§ Material:
- - -

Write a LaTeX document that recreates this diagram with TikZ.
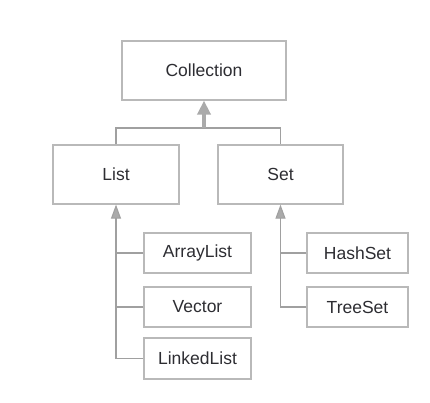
\documentclass[tikz,border=0pt]{standalone}
\usepackage{fontspec}
\setmainfont{Liberation Sans}
\usetikzlibrary{arrows.meta}
\definecolor{boxgray}{RGB}{185,185,185}
\definecolor{linegray}{RGB}{160,160,160}
\definecolor{tipgray}{RGB}{170,170,170}
\definecolor{textgray}{RGB}{45,45,50}
\begin{document}
\begin{tikzpicture}[x=1pt,y=-1pt,
    box/.style={draw=boxgray,line width=1.2pt,text=textgray,
        font=\fontsize{17.5}{19}\selectfont,inner sep=0pt},
    wire/.style={draw=linegray,line width=1.1pt},
    upto/.style={wire,-{Triangle[width=10pt,length=14pt,fill=tipgray]}},
    bigup/.style={draw=tipgray,line width=3.5pt,-{Triangle[width=13pt,length=14pt,fill=tipgray]}}]
        \useasboundingbox (0,0) rectangle (430,403);

        % interfaces
        \node[box,minimum width=164pt,minimum height=59pt] (collection) at (204,70.5) {Collection};
        \node[box,minimum width=126pt,minimum height=59pt] (list) at (116,174.5) {List};
        \node[box,minimum width=125pt,minimum height=59pt] (set) at (280.5,174.5) {Set};

        % classes
        \node[box,minimum width=107pt,minimum height=40pt] (arraylist) at (197.5,253) {ArrayList};
        \node[box,minimum width=107pt,minimum height=40pt] (vector) at (197.5,307) {Vector};
        \node[box,minimum width=107pt,minimum height=41pt] (linkedlist) at (197.5,358.5) {LinkedList};
        \node[box,minimum width=101pt,minimum height=40pt] (hashset) at (357.5,253) {HashSet};
        \node[box,minimum width=101pt,minimum height=40pt] (treeset) at (357.5,307) {TreeSet};

        \coordinate (fork) at (204,128);
        \draw[wire] (list.north) |- (fork) -| (set.north);
        \draw[bigup] (fork) -- (collection.south);

        \draw[upto] (linkedlist.west) -| (list.south);
        \draw[wire] (arraylist.west) -- (arraylist.west -| list.south);
        \draw[wire] (vector.west) -- (vector.west -| list.south);

        \draw[upto] (treeset.west) -| (set.south);
        \draw[wire] (hashset.west) -- (hashset.west -| set.south);
    \end{tikzpicture}
\end{document}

- - -

Repeat, exactly and in full, each line from the start of the data to the line that contains "width=125pt,minimum height=59pt] (set)". Pictures do not go in.

§ Response:
Write a LaTeX document that recreates this diagram with TikZ.
\documentclass[tikz,border=0pt]{standalone}
\usepackage{fontspec}
\setmainfont{Liberation Sans}
\usetikzlibrary{arrows.meta}
\definecolor{boxgray}{RGB}{185,185,185}
\definecolor{linegray}{RGB}{160,160,160}
\definecolor{tipgray}{RGB}{170,170,170}
\definecolor{textgray}{RGB}{45,45,50}
\begin{document}
\begin{tikzpicture}[x=1pt,y=-1pt,
    box/.style={draw=boxgray,line width=1.2pt,text=textgray,
        font=\fontsize{17.5}{19}\selectfont,inner sep=0pt},
    wire/.style={draw=linegray,line width=1.1pt},
    upto/.style={wire,-{Triangle[width=10pt,length=14pt,fill=tipgray]}},
    bigup/.style={draw=tipgray,line width=3.5pt,-{Triangle[width=13pt,length=14pt,fill=tipgray]}}]
        \useasboundingbox (0,0) rectangle (430,403);

        % interfaces
        \node[box,minimum width=164pt,minimum height=59pt] (collection) at (204,70.5) {Collection};
        \node[box,minimum width=126pt,minimum height=59pt] (list) at (116,174.5) {List};
        \node[box,minimum width=125pt,minimum height=59pt] (set) at (280.5,174.5) {Set};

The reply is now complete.